One Intel CPU Per Screen (Well Almost)

Andrew Neale

YCD Multimedia’s software has a deserved reputation as being spot on when it comes to video walls – their MuVi Wall product has a good reputation and seems to sell particularly well. Here’s a new video just released of the really cool YCD Multimedia Digital Signage Solution deployed recently at Cinema City in Israel.

Both YCD and C-nario have good video wall capabilites (C-nario also have lots of solid examples and have recently won lots of airport video wall installations) and you’d often tend to think of both of them first if you were looking at a large display wall.

The YCD Multimedia solution deployed here is likely to use a number of powerful PC’s, all most probably with multi-headed graphics cards meaning that one PC could drive 4 (or more) screens.

The problem with that approach is two-fold, even with Minicom’s hardware putting all the computers safely in a back room, you have to run an awful lot of VGA / DVI cable to all the monitors, but more importantly you also have to co-ordinate all of those rendering computers – at least you have to co-ordinate them if you want to think of the whole cinema as one ‘canvas’.

Think on this: you either have 300 individual HD screens (some playing the same content, some running content across screens and from one screen to another) or you think of the whole as a canvas containing **590 million pixels!

Controlling subsets of 12 to 18 million pixels individually doesn’t really reflect the shape of what they’re actually controlling.
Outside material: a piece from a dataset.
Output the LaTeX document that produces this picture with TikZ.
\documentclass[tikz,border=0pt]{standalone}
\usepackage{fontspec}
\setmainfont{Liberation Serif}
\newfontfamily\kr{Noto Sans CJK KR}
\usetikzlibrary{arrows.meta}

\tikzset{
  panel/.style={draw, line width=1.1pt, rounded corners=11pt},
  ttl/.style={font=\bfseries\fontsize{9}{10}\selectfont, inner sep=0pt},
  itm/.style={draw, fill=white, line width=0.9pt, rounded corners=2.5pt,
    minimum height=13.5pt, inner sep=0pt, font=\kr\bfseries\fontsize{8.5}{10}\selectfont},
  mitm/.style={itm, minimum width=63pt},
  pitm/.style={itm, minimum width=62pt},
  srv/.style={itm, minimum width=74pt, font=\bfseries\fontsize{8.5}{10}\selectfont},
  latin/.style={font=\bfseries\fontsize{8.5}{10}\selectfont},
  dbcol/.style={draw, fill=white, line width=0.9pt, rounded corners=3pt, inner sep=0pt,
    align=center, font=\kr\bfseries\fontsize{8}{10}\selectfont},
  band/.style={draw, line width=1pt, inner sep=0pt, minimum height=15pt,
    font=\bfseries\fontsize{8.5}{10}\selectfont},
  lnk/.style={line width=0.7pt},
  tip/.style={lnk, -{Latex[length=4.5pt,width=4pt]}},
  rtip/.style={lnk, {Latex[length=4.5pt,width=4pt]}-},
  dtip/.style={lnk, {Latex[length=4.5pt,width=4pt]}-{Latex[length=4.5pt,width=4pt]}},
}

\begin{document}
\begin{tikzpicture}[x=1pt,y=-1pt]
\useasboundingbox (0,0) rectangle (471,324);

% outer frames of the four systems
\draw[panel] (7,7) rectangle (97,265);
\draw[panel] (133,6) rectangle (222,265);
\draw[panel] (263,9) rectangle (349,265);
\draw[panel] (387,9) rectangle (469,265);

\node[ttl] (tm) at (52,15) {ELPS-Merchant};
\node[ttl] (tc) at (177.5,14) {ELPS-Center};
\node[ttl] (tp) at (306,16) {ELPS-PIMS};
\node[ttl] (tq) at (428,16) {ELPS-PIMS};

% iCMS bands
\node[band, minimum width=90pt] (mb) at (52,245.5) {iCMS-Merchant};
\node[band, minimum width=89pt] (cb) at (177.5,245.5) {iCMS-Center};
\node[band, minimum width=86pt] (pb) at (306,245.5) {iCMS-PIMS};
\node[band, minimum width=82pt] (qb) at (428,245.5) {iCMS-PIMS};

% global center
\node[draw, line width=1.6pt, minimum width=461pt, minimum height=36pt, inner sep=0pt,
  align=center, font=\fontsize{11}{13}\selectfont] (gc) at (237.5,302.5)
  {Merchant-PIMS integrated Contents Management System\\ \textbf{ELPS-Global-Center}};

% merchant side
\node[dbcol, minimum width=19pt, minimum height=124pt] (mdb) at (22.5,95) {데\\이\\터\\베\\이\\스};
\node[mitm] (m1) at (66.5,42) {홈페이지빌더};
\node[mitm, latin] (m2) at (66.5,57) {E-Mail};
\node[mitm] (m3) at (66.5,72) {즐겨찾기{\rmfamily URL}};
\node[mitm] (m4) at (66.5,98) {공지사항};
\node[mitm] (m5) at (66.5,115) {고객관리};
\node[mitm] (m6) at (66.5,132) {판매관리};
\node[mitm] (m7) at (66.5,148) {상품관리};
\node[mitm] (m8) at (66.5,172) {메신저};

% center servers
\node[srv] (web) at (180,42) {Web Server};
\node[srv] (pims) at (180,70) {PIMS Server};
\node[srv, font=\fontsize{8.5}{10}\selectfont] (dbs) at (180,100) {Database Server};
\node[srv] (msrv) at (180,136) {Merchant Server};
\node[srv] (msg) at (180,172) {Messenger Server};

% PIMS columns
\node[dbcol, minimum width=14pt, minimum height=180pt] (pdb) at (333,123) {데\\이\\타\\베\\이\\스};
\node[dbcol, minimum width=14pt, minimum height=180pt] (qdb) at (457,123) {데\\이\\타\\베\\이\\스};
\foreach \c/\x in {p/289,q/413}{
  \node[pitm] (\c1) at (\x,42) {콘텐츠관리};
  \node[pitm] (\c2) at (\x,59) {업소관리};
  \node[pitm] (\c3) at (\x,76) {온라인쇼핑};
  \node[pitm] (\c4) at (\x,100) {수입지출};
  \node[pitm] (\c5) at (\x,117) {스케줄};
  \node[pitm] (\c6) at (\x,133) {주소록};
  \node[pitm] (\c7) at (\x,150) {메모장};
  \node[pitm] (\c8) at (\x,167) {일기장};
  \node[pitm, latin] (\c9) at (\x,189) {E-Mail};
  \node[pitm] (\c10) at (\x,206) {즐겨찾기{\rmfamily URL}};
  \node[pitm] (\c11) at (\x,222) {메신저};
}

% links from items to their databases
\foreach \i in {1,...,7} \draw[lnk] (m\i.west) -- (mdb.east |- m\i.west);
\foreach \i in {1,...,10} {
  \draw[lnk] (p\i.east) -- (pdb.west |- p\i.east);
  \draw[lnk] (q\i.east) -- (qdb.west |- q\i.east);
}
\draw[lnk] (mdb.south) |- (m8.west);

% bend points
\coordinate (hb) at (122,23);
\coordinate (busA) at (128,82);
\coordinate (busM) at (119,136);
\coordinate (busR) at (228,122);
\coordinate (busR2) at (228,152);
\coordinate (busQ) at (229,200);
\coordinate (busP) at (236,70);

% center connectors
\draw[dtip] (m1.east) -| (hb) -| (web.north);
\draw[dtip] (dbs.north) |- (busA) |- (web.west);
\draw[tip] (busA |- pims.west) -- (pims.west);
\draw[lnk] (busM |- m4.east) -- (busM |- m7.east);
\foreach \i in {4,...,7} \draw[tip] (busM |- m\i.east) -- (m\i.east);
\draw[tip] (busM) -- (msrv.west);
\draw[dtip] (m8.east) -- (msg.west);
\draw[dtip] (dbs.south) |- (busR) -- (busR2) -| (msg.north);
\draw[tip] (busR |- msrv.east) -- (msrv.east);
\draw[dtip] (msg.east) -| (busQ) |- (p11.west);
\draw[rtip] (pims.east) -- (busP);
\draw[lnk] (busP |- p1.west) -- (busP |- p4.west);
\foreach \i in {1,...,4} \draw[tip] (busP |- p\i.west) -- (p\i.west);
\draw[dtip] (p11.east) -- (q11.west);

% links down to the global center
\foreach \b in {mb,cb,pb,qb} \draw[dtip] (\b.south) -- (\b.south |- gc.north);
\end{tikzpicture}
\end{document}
It requires a change in mind set as to how a solution such as this is implemented and how content for it is designed and built.

For the menu boards and strips of screens at Cinema City, LCD panels can work well but there are more compelling solutions for the large displays, whether that is high resolution indoor LED, ultra narrow bezel panels, or tiled display systems like Christie’s MicroTiles or Prsym’s LPD.
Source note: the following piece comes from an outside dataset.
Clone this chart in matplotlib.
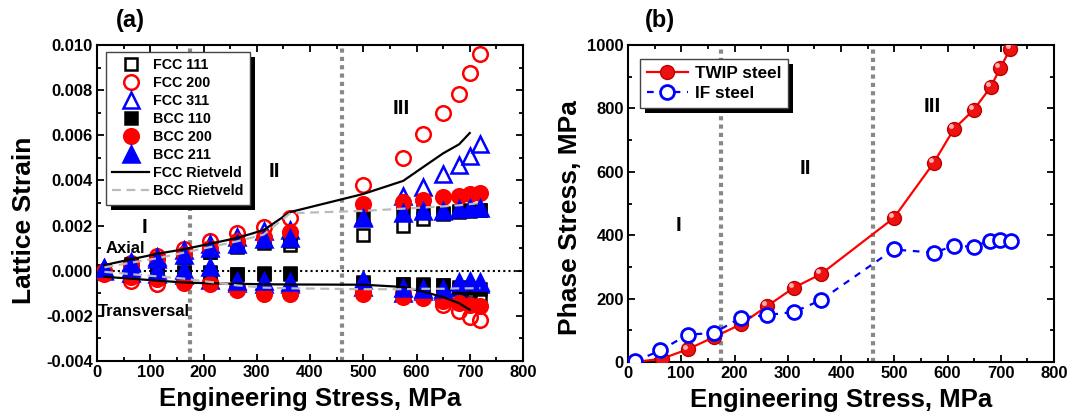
import numpy as np
import matplotlib
matplotlib.use("Agg")
import matplotlib.pyplot as plt
from matplotlib.patches import Rectangle
from matplotlib.ticker import MultipleLocator
import matplotlib.transforms as mtransforms

plt.rcParams['font.family'] = ['Liberation Sans', 'DejaVu Sans']
plt.rcParams['font.weight'] = 'bold'
plt.rcParams['axes.unicode_minus'] = False

# applied stress steps (MPa)
stress = [14, 63, 113, 163, 213, 263, 313, 363, 500, 575, 613, 650, 680, 700, 720]

# lattice strain, units of 1e-3, axial
ax_fcc111 = [0.0, 0.2, 0.4, 0.6, 0.85, 1.05, 1.25, 1.15, 1.6, 1.97, 2.27, 2.5, 2.6, 2.65, 2.7]
ax_fcc200 = [0.0, 0.35, 0.65, 0.95, 1.3, 1.65, 1.95, 2.35, 3.8, 5.0, 6.05, 7.0, 7.85, 8.75, 9.6]
ax_fcc311 = [0.05, 0.4, 0.6, 0.9, 1.2, 1.5, 1.75, 1.8, 2.4, 3.3, 3.7, 4.3, 4.7, 5.1, 5.6]
ax_bcc110 = [0.0, 0.3, 0.45, 0.6, 0.85, 1.1, 1.3, 1.3, 2.4, 2.6, 2.65, 2.55, 2.65, 2.7, 2.7]
ax_bcc200 = [0.0, 0.2, 0.5, 0.75, 1.0, 1.3, 1.5, 1.7, 2.95, 3.05, 3.15, 3.25, 3.3, 3.4, 3.45]
ax_bcc211 = [0.1, 0.35, 0.5, 0.7, 1.0, 1.2, 1.4, 1.45, 2.35, 2.55, 2.65, 2.65, 2.75, 2.8, 2.8]

# transverse
tr_fcc111 = [-0.05, -0.1, -0.1, -0.1, -0.1, -0.15, -0.15, -0.15, -0.5, -0.6, -0.6, -0.65, -0.8, -0.9, -1.1]
tr_fcc200 = [-0.1, -0.45, -0.6, -0.4, -0.5, -0.7, -0.9, -1.0, -0.9, -1.0, -1.1, -1.5, -1.8, -2.05, -2.2]
tr_fcc311 = [0.0, -0.1, -0.15, -0.2, -0.4, -0.55, -0.6, -0.6, -0.7, -1.0, -0.9, -0.9, -0.7, -0.6, -0.6]
tr_bcc110 = [0.0, 0.0, 0.0, -0.05, -0.05, -0.15, -0.1, -0.1, -0.55, -0.6, -0.62, -0.65, -0.7, -0.75, -0.8]
tr_bcc200 = [-0.15, -0.3, -0.35, -0.55, -0.6, -0.85, -1.05, -1.05, -1.05, -1.15, -1.2, -1.35, -1.45, -1.5, -1.55]
tr_bcc211 = [0.1, 0.1, 0.05, 0.05, 0.15, -0.45, -0.45, -0.5, -0.4, -0.75, -0.8, -0.8, -0.5, -0.45, -0.5]

# Rietveld fits
riet_fcc_x = [14, 63, 113, 163, 213, 263, 313, 363, 500, 575, 613, 650, 680, 700]
riet_fcc_ax = [0.25, 0.5, 0.75, 0.95, 1.2, 1.45, 1.8, 2.6, 3.4, 3.98, 4.6, 5.2, 5.6, 6.1]
riet_fcc_tr = [-0.27, -0.35, -0.44, -0.52, -0.56, -0.58, -0.6, -0.61, -0.62, -0.72, -0.93, -1.17, -1.44, -1.73]
riet_bcc_x = [14, 63, 113, 163, 213, 263, 313, 363, 500, 575, 613, 650, 680, 700, 720]
riet_bcc_ax = [0.15, 0.35, 0.55, 0.8, 1.05, 1.3, 1.6, 2.55, 2.65, 2.75, 2.8, 2.85, 2.9, 2.95, 3.0]
riet_bcc_tr = [-0.05, -0.15, -0.25, -0.35, -0.5, -0.65, -0.75, -0.78, -0.82, -0.82, -0.8, -0.8, -0.78, -0.78, -0.77]

# phase stresses (MPa)
twip_x = [12, 63, 112, 162, 212, 261, 312, 362, 499, 574, 612, 649, 681, 699, 718]
twip_y = [0, 10, 40, 79, 119, 176, 235, 277, 454, 628, 735, 795, 867, 927, 988]
if_x = [14, 61, 112, 162, 212, 261, 312, 362, 499, 574, 612, 649, 680, 699, 719]
if_y = [2, 37, 86, 92, 140, 148, 158, 195, 355, 345, 366, 364, 383, 385, 383]

boundaries = [175, 460]

fig = plt.figure(figsize=(10.79, 4.16), dpi=100)
axa = fig.add_axes([97/1079, 55/416, 426/1079, 316/416])
axb = fig.add_axes([628/1079, 54/416, 426/1079, 317/416])


def style_axes(ax):
    for s in ax.spines.values():
        s.set_linewidth(1.5)
    ax.tick_params(which='both', direction='in', top=True, right=True, width=1.3)
    ax.tick_params(which='major', length=5, labelsize=12, pad=3)
    ax.tick_params(which='minor', length=3)
    ax.set_xlim(0, 800)
    ax.xaxis.set_major_locator(MultipleLocator(100))
    ax.xaxis.set_minor_locator(MultipleLocator(50))
    ax.set_xlabel('Engineering Stress, MPa', fontsize=18.5, fontweight='bold')
    ax.xaxis.set_label_coords(0.5, -0.082)
    for b in boundaries:
        ax.axvline(b, color='#888888', ls=(0, (1, 1)), lw=3, zorder=1)


style_axes(axa)
style_axes(axb)

# ---- (a) lattice strain
sa = np.array(stress)
series = [
    (ax_fcc111, tr_fcc111, 's', 'k', False, 8, 'FCC 111'),
    (ax_fcc200, tr_fcc200, 'o', 'r', False, 10.5, 'FCC 200'),
    (ax_fcc311, tr_fcc311, '^', 'b', False, 11, 'FCC 311'),
    (ax_bcc110, tr_bcc110, 's', 'k', True, 8, 'BCC 110'),
    (ax_bcc200, tr_bcc200, 'o', 'r', True, 10.5, 'BCC 200'),
    (ax_bcc211, tr_bcc211, '^', 'b', True, 11, 'BCC 211'),
]
for axial, trans, mk, col, filled, ms, lab in series:
    kw = dict(ls='none', marker=mk, ms=ms, mec=col, mew=1.8,
              mfc=col if filled else 'none', zorder=3)
    axa.plot(sa, np.array(axial) * 1e-3, label=lab, **kw)
    axa.plot(sa, np.array(trans) * 1e-3, **kw)

axa.plot(riet_fcc_x, np.array(riet_fcc_ax) * 1e-3, color='k', lw=1.6, zorder=4, label='FCC Rietveld')
axa.plot(riet_fcc_x, np.array(riet_fcc_tr) * 1e-3, color='k', lw=1.6, zorder=4)
axa.plot(riet_bcc_x, np.array(riet_bcc_ax) * 1e-3, color='#bbbbbb', ls=(0, (4, 2.5)), lw=1.6, zorder=4,
         label='BCC Rietveld')
axa.plot(riet_bcc_x, np.array(riet_bcc_tr) * 1e-3, color='#bbbbbb', ls=(0, (4, 2.5)), lw=1.6, zorder=4)
axa.axhline(0, color='k', ls=(0, (1, 1.5)), lw=1.5, zorder=2)

axa.set_ylim(-0.004, 0.010)
axa.yaxis.set_major_locator(MultipleLocator(0.002))
axa.yaxis.set_minor_locator(MultipleLocator(0.001))
axa.yaxis.set_major_formatter(matplotlib.ticker.FormatStrFormatter('%.3f'))
axa.set_ylabel('Lattice Strain', fontsize=19, fontweight='bold')
axa.yaxis.set_label_coords(-0.143, 0.446)

axa.text(90, 0.0019, 'I', fontsize=15, ha='center', va='center')
axa.text(334, 0.0044, 'II', fontsize=15, ha='center', va='center')
axa.text(571, 0.0072, 'III', fontsize=15, ha='center', va='center')
axa.text(54, 0.0010, 'Axial', fontsize=12, ha='center', va='center')
axa.text(88, -0.00182, 'Transversal', fontsize=12, ha='center', va='center')

leg_a = axa.legend(loc='upper left', bbox_to_anchor=(0.02, 0.978), borderaxespad=0,
                   fontsize=10.3, fancybox=False, edgecolor='#444444', framealpha=1,
                   handlelength=2.6, labelspacing=0.28, handletextpad=0.3,
                   borderpad=0.45, numpoints=1)
leg_a.get_frame().set_linewidth(1.0)
leg_a.set_zorder(10)

# ---- (b) phase stress
axb.plot(twip_x, twip_y, color='r', lw=1.6, marker='o', ms=10, mfc='#ee1111', mec='#bb0000',
         mew=1.0, zorder=3, label='TWIP steel')
glint = axb.transData + mtransforms.ScaledTranslation(-2/72, 2/72, fig.dpi_scale_trans)
axb.plot(twip_x, twip_y, ls='none', marker='o', ms=3.5, mfc='#ffb0b0', mec='none',
         transform=glint, zorder=3.5)
axb.plot(if_x, if_y, color='b', lw=1.6, ls=(0, (3, 3)), marker='o', ms=10, mfc='white', mec='b',
         mew=2.0, zorder=4, label='IF steel')

axb.set_ylim(0, 1000)
axb.yaxis.set_major_locator(MultipleLocator(200))
axb.yaxis.set_minor_locator(MultipleLocator(100))
axb.set_ylabel('Phase Stress, MPa', fontsize=19, fontweight='bold')
axb.yaxis.set_label_coords(-0.108, 0.457)

axb.text(95, 430, 'I', fontsize=15, ha='center', va='center')
axb.text(334, 610, 'II', fontsize=15, ha='center', va='center')
axb.text(571, 807, 'III', fontsize=15, ha='center', va='center')

leg_b = axb.legend(loc='upper left', bbox_to_anchor=(0.028, 0.956), borderaxespad=0,
                   fontsize=12.3, fancybox=False, edgecolor='#444444', framealpha=1,
                   handlelength=2.4, labelspacing=0.3, handletextpad=0.4, borderpad=0.4,
                   numpoints=1)
leg_b.get_frame().set_linewidth(1.0)
leg_b.set_zorder(10)

fig.text(130/1079, 1 - 20/416, '(a)', fontsize=17, ha='center', va='center')
fig.text(660/1079, 1 - 20/416, '(b)', fontsize=17, ha='center', va='center')

# solid drop shadows just under the legend boxes
fig.canvas.draw()
inv = fig.transFigure.inverted()
for ax, leg in ((axa, leg_a), (axb, leg_b)):
    bb = leg.get_window_extent().transformed(inv)
    dx, dy = 5 / 1079, 5 / 416
    ax.add_patch(Rectangle((bb.x0 + dx, bb.y0 - dy), bb.width, bb.height,
                           transform=fig.transFigure, facecolor='k', edgecolor='none',
                           zorder=9, clip_on=False))

fig.savefig('out.png', dpi=100)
From Intel’s point of view as well (they feature prominently in the case study video) we think that rather than fewer high spec media player PCs with multiple outputs to drive panels, a more distributed solution using a smaller player unit driving each screen would fit their vision better AND of course would mean one Intel processor per screen!

One such system that comes to mind is Hiperwall, which uses concepts from the IT and cluster (distributed) computing world. It uses a standard ethernet network and CAT5 cabling to distribute the content and video across the canvas area. It can handle jaw dropping content resolutions, and scale it in real time over the screen area. Because there is one smaller player device per screen, the cabling for video distribution is much simplified, with the backbone being commodity CAT5 rather than at video level (ie DVI or VGA).
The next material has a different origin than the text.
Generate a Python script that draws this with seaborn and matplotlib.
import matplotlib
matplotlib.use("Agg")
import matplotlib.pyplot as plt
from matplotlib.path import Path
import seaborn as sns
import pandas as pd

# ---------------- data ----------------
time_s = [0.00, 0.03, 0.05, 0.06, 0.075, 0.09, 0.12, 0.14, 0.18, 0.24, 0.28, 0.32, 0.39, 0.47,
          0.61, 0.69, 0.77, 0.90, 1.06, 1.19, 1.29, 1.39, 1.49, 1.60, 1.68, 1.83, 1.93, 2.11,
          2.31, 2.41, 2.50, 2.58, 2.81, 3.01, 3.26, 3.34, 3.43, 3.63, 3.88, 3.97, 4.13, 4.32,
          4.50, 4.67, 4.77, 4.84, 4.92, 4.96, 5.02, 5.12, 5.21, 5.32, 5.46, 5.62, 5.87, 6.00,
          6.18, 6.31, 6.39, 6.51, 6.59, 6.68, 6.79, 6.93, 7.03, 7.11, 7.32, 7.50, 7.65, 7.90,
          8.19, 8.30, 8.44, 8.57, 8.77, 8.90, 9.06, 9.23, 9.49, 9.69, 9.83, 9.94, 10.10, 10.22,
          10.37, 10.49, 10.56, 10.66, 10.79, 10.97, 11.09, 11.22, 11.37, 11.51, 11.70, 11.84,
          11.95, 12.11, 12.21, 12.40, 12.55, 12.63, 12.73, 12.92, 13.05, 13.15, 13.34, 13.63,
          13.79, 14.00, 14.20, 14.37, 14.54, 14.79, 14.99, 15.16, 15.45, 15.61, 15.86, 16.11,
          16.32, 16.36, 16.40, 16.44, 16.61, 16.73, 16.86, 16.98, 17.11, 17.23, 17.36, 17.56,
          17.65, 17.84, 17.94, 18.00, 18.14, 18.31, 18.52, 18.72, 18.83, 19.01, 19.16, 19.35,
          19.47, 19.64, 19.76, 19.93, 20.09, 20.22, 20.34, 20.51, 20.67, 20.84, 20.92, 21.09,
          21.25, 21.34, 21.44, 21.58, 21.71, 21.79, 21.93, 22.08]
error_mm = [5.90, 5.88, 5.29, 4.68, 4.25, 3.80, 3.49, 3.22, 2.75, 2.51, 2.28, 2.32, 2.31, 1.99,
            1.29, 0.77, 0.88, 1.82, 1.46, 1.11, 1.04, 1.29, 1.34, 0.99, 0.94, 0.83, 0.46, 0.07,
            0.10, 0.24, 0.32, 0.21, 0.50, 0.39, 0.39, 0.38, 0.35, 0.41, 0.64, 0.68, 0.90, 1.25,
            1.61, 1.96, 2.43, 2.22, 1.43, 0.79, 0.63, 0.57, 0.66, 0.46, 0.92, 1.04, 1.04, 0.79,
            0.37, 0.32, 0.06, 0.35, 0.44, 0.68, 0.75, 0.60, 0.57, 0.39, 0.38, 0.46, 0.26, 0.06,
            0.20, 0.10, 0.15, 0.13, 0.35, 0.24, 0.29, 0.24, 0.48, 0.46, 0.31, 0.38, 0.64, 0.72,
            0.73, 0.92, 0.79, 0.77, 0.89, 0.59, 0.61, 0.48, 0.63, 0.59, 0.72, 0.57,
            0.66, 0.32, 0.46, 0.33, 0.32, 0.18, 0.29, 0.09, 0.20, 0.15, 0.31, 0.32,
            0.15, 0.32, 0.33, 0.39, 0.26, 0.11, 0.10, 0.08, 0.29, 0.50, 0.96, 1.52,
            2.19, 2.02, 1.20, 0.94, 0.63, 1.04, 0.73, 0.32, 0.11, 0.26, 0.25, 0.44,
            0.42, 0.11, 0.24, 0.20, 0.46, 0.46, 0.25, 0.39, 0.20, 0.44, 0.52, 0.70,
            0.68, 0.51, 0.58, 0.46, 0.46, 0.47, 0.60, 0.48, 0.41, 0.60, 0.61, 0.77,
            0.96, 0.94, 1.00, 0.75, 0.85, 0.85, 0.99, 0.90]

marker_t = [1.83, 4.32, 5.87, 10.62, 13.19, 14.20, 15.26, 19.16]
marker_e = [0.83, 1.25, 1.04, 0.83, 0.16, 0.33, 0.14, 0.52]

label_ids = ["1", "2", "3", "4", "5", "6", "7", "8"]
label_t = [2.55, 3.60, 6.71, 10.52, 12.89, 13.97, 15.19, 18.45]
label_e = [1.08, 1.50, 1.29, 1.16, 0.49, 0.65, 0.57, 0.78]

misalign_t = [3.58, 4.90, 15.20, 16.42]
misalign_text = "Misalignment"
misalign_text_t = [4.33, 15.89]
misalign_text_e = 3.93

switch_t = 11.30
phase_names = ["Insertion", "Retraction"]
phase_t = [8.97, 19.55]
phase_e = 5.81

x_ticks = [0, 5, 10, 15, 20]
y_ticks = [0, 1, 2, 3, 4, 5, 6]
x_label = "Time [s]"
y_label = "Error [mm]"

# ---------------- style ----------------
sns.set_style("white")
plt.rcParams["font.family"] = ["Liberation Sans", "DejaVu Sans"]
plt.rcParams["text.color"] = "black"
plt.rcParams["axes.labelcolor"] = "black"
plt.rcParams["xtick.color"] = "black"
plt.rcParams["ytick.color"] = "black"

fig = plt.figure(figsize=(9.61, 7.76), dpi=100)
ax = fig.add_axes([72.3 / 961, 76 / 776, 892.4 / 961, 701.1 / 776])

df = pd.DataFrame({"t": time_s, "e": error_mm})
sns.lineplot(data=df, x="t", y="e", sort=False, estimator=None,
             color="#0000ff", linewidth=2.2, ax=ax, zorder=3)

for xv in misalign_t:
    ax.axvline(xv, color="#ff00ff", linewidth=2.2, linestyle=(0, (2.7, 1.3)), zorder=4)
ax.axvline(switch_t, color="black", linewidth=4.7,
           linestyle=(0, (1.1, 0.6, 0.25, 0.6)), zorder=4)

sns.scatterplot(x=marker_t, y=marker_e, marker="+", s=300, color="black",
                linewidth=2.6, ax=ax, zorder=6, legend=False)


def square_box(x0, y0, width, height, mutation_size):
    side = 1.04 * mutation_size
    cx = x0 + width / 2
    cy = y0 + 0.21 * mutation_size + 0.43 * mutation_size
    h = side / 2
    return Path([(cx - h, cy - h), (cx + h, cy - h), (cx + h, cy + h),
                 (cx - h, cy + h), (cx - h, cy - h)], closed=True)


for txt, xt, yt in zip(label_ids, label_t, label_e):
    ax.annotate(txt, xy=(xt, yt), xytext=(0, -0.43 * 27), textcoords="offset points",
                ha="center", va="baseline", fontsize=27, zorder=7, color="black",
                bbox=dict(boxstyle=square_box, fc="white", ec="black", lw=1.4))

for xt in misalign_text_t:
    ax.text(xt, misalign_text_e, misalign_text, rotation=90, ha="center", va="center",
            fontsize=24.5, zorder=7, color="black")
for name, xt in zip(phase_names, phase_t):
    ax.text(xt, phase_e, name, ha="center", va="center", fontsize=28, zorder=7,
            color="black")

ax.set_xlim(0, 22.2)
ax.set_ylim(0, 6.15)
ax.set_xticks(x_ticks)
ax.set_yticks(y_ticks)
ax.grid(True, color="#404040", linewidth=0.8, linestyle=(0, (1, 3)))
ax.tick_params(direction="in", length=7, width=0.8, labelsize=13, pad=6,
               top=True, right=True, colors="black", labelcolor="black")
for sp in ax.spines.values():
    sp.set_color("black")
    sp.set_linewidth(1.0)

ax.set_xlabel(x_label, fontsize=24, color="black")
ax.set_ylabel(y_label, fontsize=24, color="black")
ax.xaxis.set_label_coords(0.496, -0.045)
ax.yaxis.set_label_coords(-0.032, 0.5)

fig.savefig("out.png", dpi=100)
We have personally seen Hiperwall installations; one example was 12 x 46″ monitors with a relatively small PC (dual core Atom with NVIDIA ION graphics chipset) running each screen.

There are, of course, many methods of approaching a project like this, but overall it shows that a well thought out and integrated use of content and screen technology in a large scheme makes for a high impact and truly impressive customer experience!

**300 HD screens is 300x1920x1024 pixels = 590 million pixels


One Response to “One Intel CPU Per Screen (Well Almost)”

  1. Dmitry Says:

    Very fitting with Intel’s overall strategy of “trying to get inside everything” as covered in Bloomberg Business week:

    http://www.businessweek.com/magazine/content/10_37/b4194029898101.htm

    If Hiperwall indeed added scheduling to their software (which previously they lacked) it truly will be a very neat piece of software.